Gather up the lines with the word "this" in them.

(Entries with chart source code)
::::
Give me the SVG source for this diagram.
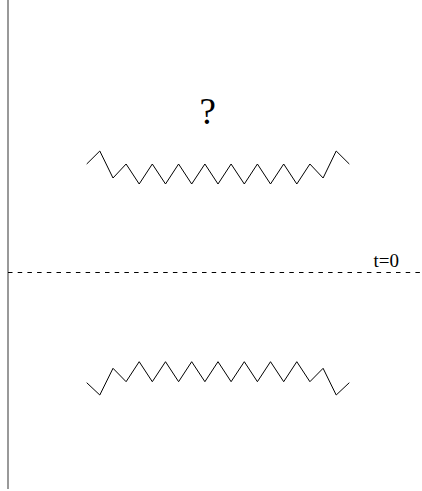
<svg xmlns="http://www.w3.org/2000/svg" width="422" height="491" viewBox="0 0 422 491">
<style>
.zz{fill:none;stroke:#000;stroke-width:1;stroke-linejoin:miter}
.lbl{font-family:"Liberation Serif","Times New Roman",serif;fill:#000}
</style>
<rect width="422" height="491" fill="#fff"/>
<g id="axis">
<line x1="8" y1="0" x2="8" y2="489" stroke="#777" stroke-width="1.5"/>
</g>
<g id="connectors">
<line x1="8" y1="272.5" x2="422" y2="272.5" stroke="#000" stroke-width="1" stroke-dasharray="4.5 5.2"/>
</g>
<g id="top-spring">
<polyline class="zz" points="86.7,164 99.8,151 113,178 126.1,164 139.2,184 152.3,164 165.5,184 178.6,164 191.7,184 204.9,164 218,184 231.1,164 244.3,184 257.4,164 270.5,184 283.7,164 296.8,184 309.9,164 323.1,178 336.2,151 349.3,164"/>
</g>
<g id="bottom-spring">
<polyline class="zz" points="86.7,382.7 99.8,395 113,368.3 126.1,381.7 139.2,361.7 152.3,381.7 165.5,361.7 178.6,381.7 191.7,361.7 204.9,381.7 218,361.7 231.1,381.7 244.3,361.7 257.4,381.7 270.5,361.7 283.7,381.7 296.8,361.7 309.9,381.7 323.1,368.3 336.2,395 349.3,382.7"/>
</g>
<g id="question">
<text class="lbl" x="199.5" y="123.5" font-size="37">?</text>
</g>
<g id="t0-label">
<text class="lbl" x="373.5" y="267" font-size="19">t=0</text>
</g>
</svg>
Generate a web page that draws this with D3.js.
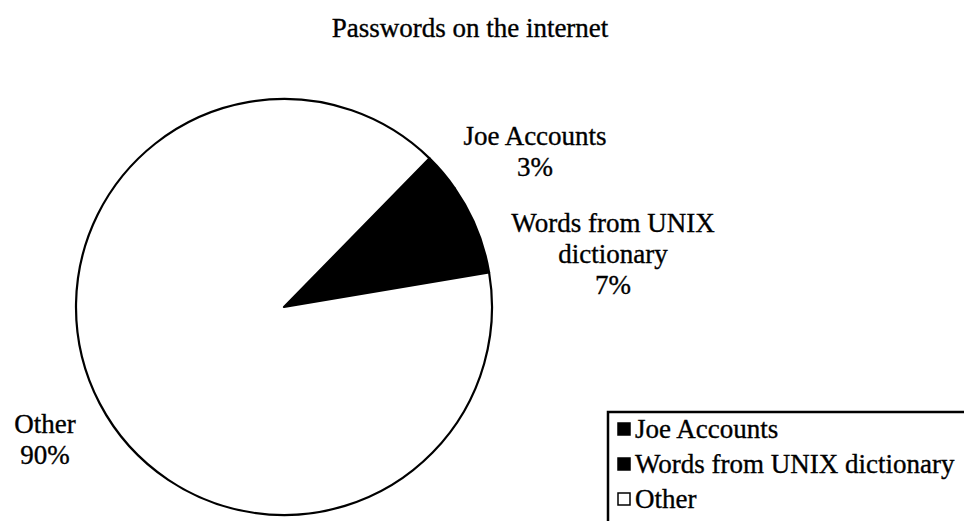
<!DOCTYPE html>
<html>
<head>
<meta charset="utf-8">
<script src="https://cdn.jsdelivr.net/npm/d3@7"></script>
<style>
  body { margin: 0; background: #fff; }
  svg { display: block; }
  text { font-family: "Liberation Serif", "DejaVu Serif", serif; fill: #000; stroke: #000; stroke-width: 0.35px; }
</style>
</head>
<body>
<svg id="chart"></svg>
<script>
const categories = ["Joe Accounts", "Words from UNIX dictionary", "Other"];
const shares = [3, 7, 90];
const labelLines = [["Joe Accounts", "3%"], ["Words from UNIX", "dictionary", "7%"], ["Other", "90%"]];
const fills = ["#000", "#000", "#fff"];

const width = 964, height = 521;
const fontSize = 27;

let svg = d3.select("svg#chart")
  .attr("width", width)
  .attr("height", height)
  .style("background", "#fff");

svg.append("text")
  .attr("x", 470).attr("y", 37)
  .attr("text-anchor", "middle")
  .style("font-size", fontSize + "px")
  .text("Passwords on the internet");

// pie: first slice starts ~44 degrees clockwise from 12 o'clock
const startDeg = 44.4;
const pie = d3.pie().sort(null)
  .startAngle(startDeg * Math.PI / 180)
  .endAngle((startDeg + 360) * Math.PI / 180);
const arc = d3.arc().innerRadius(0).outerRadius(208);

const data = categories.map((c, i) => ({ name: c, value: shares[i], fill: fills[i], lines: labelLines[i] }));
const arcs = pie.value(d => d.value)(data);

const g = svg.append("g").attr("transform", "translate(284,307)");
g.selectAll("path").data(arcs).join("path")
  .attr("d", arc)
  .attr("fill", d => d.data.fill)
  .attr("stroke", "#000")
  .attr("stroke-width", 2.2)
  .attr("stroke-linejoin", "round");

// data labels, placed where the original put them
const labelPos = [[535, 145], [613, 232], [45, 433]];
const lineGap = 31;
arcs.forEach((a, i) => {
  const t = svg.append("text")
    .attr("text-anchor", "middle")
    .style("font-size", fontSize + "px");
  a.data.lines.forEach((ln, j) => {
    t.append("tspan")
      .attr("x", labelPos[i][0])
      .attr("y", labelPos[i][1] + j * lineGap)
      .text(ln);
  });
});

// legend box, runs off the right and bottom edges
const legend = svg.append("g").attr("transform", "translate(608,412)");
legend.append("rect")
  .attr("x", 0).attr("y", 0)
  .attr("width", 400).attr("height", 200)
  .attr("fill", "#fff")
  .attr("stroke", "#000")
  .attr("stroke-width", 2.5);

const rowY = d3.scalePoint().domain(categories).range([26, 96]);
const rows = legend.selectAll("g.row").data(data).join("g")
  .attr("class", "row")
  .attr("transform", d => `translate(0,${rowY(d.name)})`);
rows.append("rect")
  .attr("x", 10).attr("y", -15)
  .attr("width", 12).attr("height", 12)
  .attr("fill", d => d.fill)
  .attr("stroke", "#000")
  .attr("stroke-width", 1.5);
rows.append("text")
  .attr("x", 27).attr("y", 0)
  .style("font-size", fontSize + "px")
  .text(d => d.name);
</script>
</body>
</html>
::::
**Answer in full:**
Give me the SVG source for this diagram.
Generate a web page that draws this with D3.js.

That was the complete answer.